The relationship id (r:id generally, but r:embed in this case) is available at:

rId = blip.embed

Then you can get the image part from the document part

document_part = document.part
image_part = document_part.related_parts[rId]

And then the binary image is available for read and write on ._blob.

If you write a new blob, it will replace the prior image when saved.

You probably want to get it working with a single image and get a feel for it before scaling up to multiple images in a single document.

There might be one or two image characteristics that are cached, so you might not get all the finer points working until you save and reload the file, so just be alert for that.

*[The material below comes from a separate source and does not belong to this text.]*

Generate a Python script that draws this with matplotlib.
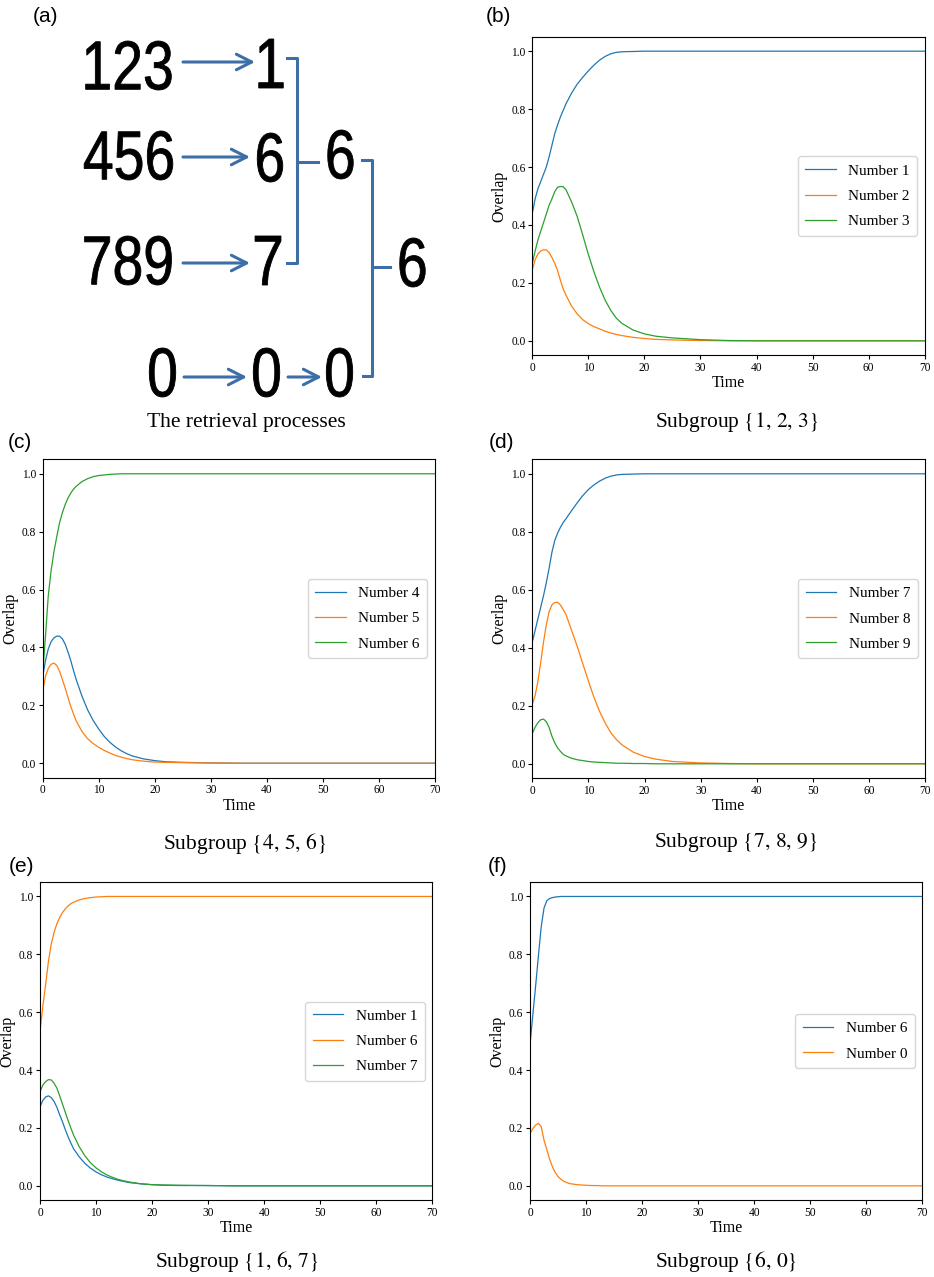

Not for the faint of heart as you can see, but should work if you want it bad enough and can trace through the code a bit :)

2
Kf H. On

You can also inspect paragraphs with a simple loop, and check which xml contains an image (for example if an xml contains "graphicData"), that is which is an image container (you can do the same with runs):

from docx import Document

image_paragraphs = []
doc = Document(path_to_docx)
for par in doc.paragraphs:
    if 'graphicData' in par._p.xml:
        image_paragraphs.append(par)

Than you unzip docx file, images are in the "images" folder, and they are in the same order as they will be in the image_paragraphs list. On every paragraph element you have many options how to change it. If you want to extract img process it and than insert it in the same place, than

paragraph.clear()
paragraph.add_run('your description, if needed')
run = paragraph.runs[0]
run.add_picture(path_to_pic, width, height)
0
Itamar Rocha Filho On

So, I've never really written any answers here, but i think this might be the solution to your problem. With this little code you can see the position of your images given all the paragraphs. Hope it helps.

import docx

doc = docx.Document(filename)

paraGr = []             
index = []

par = doc.paragraphs
for i in range(len(par)):
     paraGr.append(par[i].text)
     if 'graphicData' in par[i]._p.xml:
         index.append(i)
0
dataninsight On

If you are using Python 3

pip install python-docx

import docx
doc = docx.Document(document_path)
P = []
I = []
par = doc.paragraphs
for i in range(len(par)):
     P.append(par[i].text)
     if 'graphicData' in par[i]._p.xml:
         I.append(i)
print(I)

#returns list of index(Image_Reference)